[Instructions for the task] Print only the lines from the top of the data through the line with "0.0202, 0.009, 0.0012];", both included, skipping every picture.

☆ ☆ ☆ ☆

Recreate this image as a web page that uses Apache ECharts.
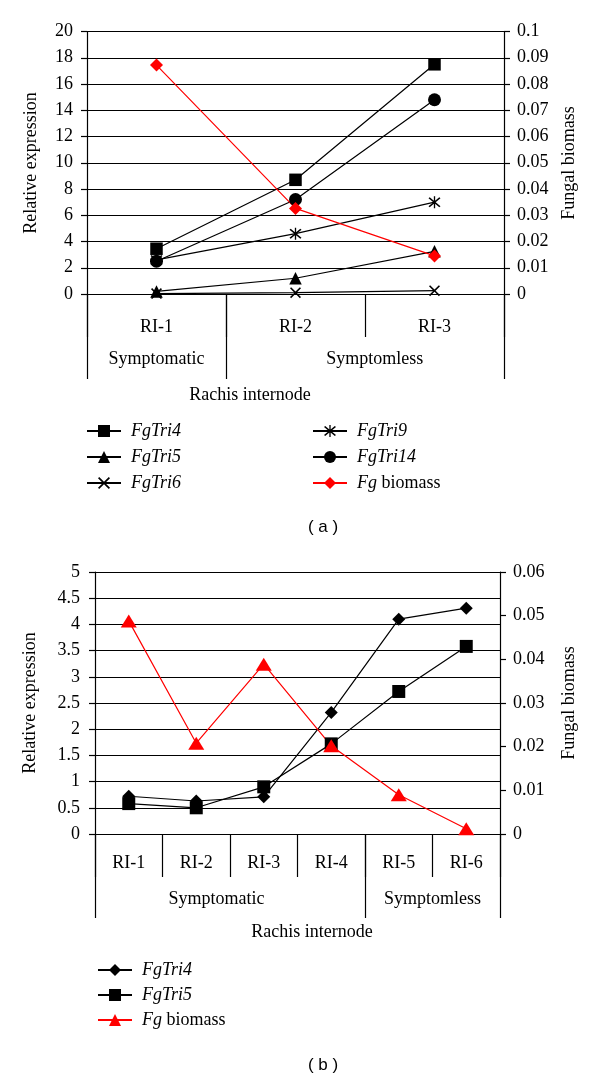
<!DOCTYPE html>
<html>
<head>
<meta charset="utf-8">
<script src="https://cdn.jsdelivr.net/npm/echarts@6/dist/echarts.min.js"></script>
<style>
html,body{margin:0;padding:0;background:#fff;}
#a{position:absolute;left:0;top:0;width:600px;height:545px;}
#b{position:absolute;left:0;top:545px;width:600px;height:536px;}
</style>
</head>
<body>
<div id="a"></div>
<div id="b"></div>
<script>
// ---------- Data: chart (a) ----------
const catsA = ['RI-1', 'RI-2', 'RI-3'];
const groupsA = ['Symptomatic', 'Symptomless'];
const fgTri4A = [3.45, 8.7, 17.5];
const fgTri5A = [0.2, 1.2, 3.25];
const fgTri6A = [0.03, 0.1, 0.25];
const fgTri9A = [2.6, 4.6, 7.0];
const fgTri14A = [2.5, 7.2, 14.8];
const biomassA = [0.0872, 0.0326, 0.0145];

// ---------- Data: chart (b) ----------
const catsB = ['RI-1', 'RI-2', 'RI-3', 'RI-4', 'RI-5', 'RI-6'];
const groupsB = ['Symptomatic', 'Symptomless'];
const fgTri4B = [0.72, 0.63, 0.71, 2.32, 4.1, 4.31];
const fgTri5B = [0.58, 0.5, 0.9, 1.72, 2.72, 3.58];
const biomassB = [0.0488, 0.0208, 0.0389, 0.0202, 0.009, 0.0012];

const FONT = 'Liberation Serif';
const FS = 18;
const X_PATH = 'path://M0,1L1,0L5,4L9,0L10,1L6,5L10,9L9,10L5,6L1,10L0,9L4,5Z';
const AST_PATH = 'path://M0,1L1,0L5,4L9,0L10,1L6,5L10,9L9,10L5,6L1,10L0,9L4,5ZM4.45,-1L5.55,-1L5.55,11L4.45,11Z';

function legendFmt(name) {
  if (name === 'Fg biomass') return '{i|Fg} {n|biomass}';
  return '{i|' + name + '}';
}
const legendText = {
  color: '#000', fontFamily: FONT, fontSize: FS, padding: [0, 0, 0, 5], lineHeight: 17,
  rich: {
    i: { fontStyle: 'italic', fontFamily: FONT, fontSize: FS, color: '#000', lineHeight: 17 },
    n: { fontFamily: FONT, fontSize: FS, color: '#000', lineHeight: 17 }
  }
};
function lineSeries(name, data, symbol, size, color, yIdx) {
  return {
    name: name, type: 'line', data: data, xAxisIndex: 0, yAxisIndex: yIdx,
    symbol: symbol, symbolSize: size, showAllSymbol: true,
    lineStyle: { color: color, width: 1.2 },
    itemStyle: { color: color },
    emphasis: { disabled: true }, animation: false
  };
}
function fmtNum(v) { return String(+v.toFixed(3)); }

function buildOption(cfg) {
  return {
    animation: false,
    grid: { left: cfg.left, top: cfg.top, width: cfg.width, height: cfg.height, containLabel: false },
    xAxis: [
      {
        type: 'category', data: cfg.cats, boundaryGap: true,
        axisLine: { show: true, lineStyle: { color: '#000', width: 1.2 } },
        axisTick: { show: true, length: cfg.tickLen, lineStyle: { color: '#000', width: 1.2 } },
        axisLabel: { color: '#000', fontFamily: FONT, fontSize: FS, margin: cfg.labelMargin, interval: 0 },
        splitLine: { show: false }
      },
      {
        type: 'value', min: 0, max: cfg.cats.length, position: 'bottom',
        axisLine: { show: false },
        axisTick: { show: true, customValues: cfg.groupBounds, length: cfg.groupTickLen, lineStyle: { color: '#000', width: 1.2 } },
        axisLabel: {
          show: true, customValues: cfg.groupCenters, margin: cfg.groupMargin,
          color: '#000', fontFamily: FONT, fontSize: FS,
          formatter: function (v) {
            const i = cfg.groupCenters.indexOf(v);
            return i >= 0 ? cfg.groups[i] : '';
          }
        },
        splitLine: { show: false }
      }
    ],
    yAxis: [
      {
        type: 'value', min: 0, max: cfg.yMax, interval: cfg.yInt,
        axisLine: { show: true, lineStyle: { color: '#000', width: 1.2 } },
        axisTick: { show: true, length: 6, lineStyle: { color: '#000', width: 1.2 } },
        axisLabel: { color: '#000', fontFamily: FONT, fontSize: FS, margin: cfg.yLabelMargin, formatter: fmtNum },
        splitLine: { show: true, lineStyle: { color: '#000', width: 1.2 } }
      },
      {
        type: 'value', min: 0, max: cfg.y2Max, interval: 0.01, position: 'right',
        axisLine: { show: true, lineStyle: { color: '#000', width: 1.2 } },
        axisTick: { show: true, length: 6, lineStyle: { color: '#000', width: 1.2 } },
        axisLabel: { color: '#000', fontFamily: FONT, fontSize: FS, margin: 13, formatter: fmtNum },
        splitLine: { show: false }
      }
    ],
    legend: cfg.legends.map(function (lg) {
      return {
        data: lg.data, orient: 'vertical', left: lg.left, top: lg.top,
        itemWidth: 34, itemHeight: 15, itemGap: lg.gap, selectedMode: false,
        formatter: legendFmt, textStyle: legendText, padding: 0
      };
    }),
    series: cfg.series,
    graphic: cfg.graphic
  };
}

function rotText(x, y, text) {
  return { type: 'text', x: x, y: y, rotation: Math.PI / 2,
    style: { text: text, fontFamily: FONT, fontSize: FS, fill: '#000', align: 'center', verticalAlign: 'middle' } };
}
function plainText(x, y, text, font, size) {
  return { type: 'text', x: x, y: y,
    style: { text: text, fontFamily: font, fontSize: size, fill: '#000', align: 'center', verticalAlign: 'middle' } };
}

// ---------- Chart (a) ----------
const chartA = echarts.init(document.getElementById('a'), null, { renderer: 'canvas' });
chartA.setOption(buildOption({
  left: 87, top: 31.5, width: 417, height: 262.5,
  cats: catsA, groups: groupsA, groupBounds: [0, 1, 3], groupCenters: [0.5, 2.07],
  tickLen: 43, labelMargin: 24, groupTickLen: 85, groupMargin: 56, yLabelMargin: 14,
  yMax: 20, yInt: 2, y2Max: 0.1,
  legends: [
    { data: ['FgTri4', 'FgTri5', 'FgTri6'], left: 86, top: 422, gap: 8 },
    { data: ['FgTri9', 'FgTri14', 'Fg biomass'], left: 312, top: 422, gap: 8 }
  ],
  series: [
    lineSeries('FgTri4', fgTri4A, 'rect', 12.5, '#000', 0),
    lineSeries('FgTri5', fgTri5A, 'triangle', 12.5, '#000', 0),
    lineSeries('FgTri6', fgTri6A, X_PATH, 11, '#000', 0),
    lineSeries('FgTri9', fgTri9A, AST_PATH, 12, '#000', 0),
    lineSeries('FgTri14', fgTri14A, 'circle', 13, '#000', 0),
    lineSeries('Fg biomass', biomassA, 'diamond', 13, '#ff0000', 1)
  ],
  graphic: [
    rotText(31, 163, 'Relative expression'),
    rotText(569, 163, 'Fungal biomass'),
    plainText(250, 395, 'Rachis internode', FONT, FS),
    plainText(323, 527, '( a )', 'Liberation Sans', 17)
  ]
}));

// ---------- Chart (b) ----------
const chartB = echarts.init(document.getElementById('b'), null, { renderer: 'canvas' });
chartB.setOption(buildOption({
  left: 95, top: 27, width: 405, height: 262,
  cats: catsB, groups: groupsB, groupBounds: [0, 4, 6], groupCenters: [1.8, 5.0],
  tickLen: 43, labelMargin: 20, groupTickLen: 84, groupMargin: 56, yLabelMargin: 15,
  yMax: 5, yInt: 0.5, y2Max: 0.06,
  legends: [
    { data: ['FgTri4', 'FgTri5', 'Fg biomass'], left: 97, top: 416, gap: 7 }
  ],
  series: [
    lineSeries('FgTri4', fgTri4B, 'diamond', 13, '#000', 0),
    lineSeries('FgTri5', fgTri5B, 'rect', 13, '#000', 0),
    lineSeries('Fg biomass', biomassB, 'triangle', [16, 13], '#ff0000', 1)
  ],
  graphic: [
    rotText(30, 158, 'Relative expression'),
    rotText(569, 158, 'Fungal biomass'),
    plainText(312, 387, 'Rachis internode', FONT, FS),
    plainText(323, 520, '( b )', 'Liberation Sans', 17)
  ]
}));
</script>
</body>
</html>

☆ ☆ ☆ ☆

[Problem solution]
Recreate this image as a web page that uses Apache ECharts.
<!DOCTYPE html>
<html>
<head>
<meta charset="utf-8">
<script src="https://cdn.jsdelivr.net/npm/echarts@6/dist/echarts.min.js"></script>
<style>
html,body{margin:0;padding:0;background:#fff;}
#a{position:absolute;left:0;top:0;width:600px;height:545px;}
#b{position:absolute;left:0;top:545px;width:600px;height:536px;}
</style>
</head>
<body>
<div id="a"></div>
<div id="b"></div>
<script>
// ---------- Data: chart (a) ----------
const catsA = ['RI-1', 'RI-2', 'RI-3'];
const groupsA = ['Symptomatic', 'Symptomless'];
const fgTri4A = [3.45, 8.7, 17.5];
const fgTri5A = [0.2, 1.2, 3.25];
const fgTri6A = [0.03, 0.1, 0.25];
const fgTri9A = [2.6, 4.6, 7.0];
const fgTri14A = [2.5, 7.2, 14.8];
const biomassA = [0.0872, 0.0326, 0.0145];

// ---------- Data: chart (b) ----------
const catsB = ['RI-1', 'RI-2', 'RI-3', 'RI-4', 'RI-5', 'RI-6'];
const groupsB = ['Symptomatic', 'Symptomless'];
const fgTri4B = [0.72, 0.63, 0.71, 2.32, 4.1, 4.31];
const fgTri5B = [0.58, 0.5, 0.9, 1.72, 2.72, 3.58];
const biomassB = [0.0488, 0.0208, 0.0389, 0.0202, 0.009, 0.0012];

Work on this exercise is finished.